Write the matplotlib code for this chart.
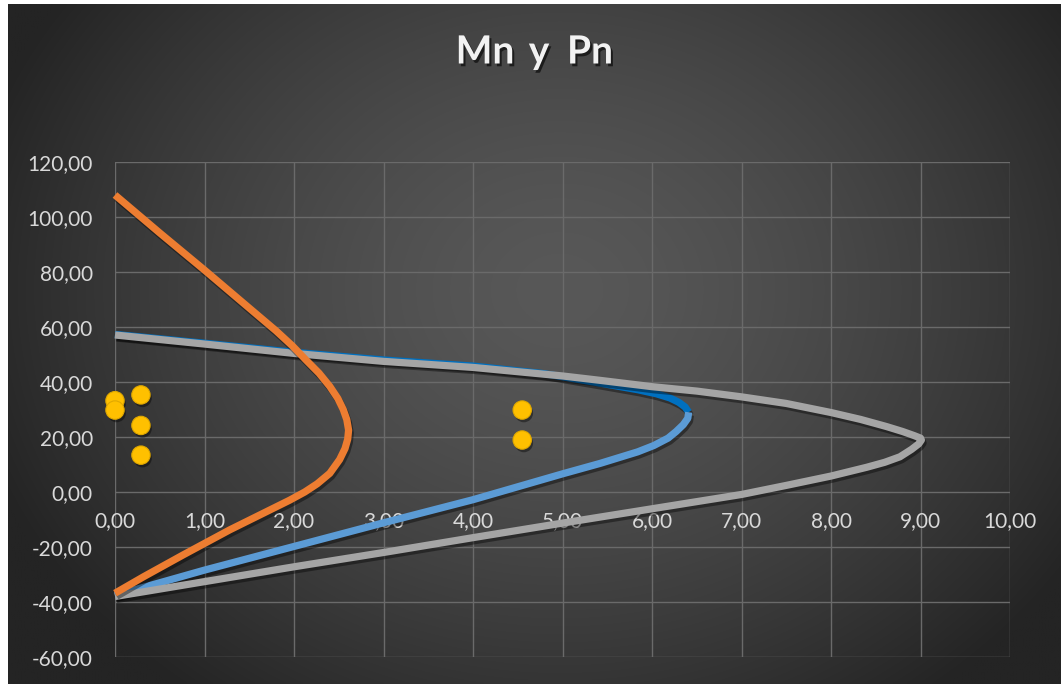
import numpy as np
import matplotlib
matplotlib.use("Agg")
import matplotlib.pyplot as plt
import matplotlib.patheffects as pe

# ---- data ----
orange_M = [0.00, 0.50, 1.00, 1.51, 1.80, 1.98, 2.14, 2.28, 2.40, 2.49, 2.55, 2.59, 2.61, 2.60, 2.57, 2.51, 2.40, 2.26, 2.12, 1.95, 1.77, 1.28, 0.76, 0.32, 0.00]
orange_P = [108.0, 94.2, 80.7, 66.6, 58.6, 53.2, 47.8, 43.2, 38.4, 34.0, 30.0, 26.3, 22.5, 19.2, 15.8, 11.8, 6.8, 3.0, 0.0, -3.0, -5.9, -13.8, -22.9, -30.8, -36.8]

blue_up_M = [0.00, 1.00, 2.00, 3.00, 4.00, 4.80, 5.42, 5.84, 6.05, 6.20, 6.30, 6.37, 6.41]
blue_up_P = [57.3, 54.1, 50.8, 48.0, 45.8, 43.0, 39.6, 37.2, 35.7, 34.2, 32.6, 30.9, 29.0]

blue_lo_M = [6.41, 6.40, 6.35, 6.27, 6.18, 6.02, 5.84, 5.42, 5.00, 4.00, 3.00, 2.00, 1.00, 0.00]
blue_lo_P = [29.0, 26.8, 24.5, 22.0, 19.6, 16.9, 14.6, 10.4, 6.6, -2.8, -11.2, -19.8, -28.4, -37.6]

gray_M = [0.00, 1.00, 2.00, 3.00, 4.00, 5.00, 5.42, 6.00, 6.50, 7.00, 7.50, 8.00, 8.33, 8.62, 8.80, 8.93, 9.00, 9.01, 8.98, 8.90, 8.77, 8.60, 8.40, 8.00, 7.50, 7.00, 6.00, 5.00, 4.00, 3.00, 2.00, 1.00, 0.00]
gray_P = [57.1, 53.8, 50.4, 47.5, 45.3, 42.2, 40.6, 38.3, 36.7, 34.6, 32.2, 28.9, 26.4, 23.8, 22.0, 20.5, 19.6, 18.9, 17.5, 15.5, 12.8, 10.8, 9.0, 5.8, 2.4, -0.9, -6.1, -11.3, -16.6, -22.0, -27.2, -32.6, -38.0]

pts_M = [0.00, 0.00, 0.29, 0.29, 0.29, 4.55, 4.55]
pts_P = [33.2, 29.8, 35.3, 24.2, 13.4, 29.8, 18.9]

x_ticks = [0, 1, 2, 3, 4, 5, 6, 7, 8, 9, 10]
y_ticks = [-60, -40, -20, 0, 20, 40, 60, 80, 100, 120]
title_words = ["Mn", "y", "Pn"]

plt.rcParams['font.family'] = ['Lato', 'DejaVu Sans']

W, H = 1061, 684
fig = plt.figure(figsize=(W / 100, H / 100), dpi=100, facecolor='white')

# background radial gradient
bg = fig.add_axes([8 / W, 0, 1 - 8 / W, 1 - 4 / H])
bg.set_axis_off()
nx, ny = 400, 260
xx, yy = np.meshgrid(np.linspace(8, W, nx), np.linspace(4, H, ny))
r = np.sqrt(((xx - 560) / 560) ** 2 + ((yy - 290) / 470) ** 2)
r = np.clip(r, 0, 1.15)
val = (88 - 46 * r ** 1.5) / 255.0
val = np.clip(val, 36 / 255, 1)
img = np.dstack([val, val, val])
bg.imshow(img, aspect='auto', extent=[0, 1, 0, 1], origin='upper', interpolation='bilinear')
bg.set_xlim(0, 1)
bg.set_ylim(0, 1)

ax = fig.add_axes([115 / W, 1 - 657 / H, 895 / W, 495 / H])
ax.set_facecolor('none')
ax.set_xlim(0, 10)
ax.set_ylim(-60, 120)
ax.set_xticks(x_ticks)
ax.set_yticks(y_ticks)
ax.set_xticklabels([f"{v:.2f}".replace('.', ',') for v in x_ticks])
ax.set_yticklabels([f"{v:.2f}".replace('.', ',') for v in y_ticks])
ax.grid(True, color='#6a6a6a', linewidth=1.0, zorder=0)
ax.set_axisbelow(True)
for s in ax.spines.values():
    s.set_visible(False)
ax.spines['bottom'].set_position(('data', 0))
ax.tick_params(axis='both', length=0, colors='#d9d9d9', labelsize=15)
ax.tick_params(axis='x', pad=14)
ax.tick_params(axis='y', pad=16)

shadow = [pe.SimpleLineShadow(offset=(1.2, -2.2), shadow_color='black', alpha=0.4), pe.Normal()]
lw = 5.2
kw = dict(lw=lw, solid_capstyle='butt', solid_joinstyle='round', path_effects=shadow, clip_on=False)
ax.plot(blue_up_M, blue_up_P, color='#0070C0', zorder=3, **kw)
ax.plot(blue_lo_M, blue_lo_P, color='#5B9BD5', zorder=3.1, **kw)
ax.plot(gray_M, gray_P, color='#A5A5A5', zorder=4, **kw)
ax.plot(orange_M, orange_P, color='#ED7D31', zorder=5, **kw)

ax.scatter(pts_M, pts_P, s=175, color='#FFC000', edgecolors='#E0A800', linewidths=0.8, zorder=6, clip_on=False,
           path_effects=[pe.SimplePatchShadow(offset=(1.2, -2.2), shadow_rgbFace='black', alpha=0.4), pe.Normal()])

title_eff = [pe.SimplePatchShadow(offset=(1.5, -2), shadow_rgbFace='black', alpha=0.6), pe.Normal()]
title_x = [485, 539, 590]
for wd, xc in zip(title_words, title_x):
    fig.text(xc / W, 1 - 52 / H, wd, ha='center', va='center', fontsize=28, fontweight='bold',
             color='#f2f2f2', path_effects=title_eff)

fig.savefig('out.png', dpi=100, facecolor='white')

__PROBLEM__: Without the pictures, copy the material exactly as given.

__EXERCISE OUTPUT__:
Write the matplotlib code for this chart.
import numpy as np
import matplotlib
matplotlib.use("Agg")
import matplotlib.pyplot as plt
import matplotlib.patheffects as pe

# ---- data ----
orange_M = [0.00, 0.50, 1.00, 1.51, 1.80, 1.98, 2.14, 2.28, 2.40, 2.49, 2.55, 2.59, 2.61, 2.60, 2.57, 2.51, 2.40, 2.26, 2.12, 1.95, 1.77, 1.28, 0.76, 0.32, 0.00]
orange_P = [108.0, 94.2, 80.7, 66.6, 58.6, 53.2, 47.8, 43.2, 38.4, 34.0, 30.0, 26.3, 22.5, 19.2, 15.8, 11.8, 6.8, 3.0, 0.0, -3.0, -5.9, -13.8, -22.9, -30.8, -36.8]

blue_up_M = [0.00, 1.00, 2.00, 3.00, 4.00, 4.80, 5.42, 5.84, 6.05, 6.20, 6.30, 6.37, 6.41]
blue_up_P = [57.3, 54.1, 50.8, 48.0, 45.8, 43.0, 39.6, 37.2, 35.7, 34.2, 32.6, 30.9, 29.0]

blue_lo_M = [6.41, 6.40, 6.35, 6.27, 6.18, 6.02, 5.84, 5.42, 5.00, 4.00, 3.00, 2.00, 1.00, 0.00]
blue_lo_P = [29.0, 26.8, 24.5, 22.0, 19.6, 16.9, 14.6, 10.4, 6.6, -2.8, -11.2, -19.8, -28.4, -37.6]

gray_M = [0.00, 1.00, 2.00, 3.00, 4.00, 5.00, 5.42, 6.00, 6.50, 7.00, 7.50, 8.00, 8.33, 8.62, 8.80, 8.93, 9.00, 9.01, 8.98, 8.90, 8.77, 8.60, 8.40, 8.00, 7.50, 7.00, 6.00, 5.00, 4.00, 3.00, 2.00, 1.00, 0.00]
gray_P = [57.1, 53.8, 50.4, 47.5, 45.3, 42.2, 40.6, 38.3, 36.7, 34.6, 32.2, 28.9, 26.4, 23.8, 22.0, 20.5, 19.6, 18.9, 17.5, 15.5, 12.8, 10.8, 9.0, 5.8, 2.4, -0.9, -6.1, -11.3, -16.6, -22.0, -27.2, -32.6, -38.0]

pts_M = [0.00, 0.00, 0.29, 0.29, 0.29, 4.55, 4.55]
pts_P = [33.2, 29.8, 35.3, 24.2, 13.4, 29.8, 18.9]

x_ticks = [0, 1, 2, 3, 4, 5, 6, 7, 8, 9, 10]
y_ticks = [-60, -40, -20, 0, 20, 40, 60, 80, 100, 120]
title_words = ["Mn", "y", "Pn"]

plt.rcParams['font.family'] = ['Lato', 'DejaVu Sans']

W, H = 1061, 684
fig = plt.figure(figsize=(W / 100, H / 100), dpi=100, facecolor='white')

# background radial gradient
bg = fig.add_axes([8 / W, 0, 1 - 8 / W, 1 - 4 / H])
bg.set_axis_off()
nx, ny = 400, 260
xx, yy = np.meshgrid(np.linspace(8, W, nx), np.linspace(4, H, ny))
r = np.sqrt(((xx - 560) / 560) ** 2 + ((yy - 290) / 470) ** 2)
r = np.clip(r, 0, 1.15)
val = (88 - 46 * r ** 1.5) / 255.0
val = np.clip(val, 36 / 255, 1)
img = np.dstack([val, val, val])
bg.imshow(img, aspect='auto', extent=[0, 1, 0, 1], origin='upper', interpolation='bilinear')
bg.set_xlim(0, 1)
bg.set_ylim(0, 1)

ax = fig.add_axes([115 / W, 1 - 657 / H, 895 / W, 495 / H])
ax.set_facecolor('none')
ax.set_xlim(0, 10)
ax.set_ylim(-60, 120)
ax.set_xticks(x_ticks)
ax.set_yticks(y_ticks)
ax.set_xticklabels([f"{v:.2f}".replace('.', ',') for v in x_ticks])
ax.set_yticklabels([f"{v:.2f}".replace('.', ',') for v in y_ticks])
ax.grid(True, color='#6a6a6a', linewidth=1.0, zorder=0)
ax.set_axisbelow(True)
for s in ax.spines.values():
    s.set_visible(False)
ax.spines['bottom'].set_position(('data', 0))
ax.tick_params(axis='both', length=0, colors='#d9d9d9', labelsize=15)
ax.tick_params(axis='x', pad=14)
ax.tick_params(axis='y', pad=16)

shadow = [pe.SimpleLineShadow(offset=(1.2, -2.2), shadow_color='black', alpha=0.4), pe.Normal()]
lw = 5.2
kw = dict(lw=lw, solid_capstyle='butt', solid_joinstyle='round', path_effects=shadow, clip_on=False)
ax.plot(blue_up_M, blue_up_P, color='#0070C0', zorder=3, **kw)
ax.plot(blue_lo_M, blue_lo_P, color='#5B9BD5', zorder=3.1, **kw)
ax.plot(gray_M, gray_P, color='#A5A5A5', zorder=4, **kw)
ax.plot(orange_M, orange_P, color='#ED7D31', zorder=5, **kw)

ax.scatter(pts_M, pts_P, s=175, color='#FFC000', edgecolors='#E0A800', linewidths=0.8, zorder=6, clip_on=False,
           path_effects=[pe.SimplePatchShadow(offset=(1.2, -2.2), shadow_rgbFace='black', alpha=0.4), pe.Normal()])

title_eff = [pe.SimplePatchShadow(offset=(1.5, -2), shadow_rgbFace='black', alpha=0.6), pe.Normal()]
title_x = [485, 539, 590]
for wd, xc in zip(title_words, title_x):
    fig.text(xc / W, 1 - 52 / H, wd, ha='center', va='center', fontsize=28, fontweight='bold',
             color='#f2f2f2', path_effects=title_eff)

fig.savefig('out.png', dpi=100, facecolor='white')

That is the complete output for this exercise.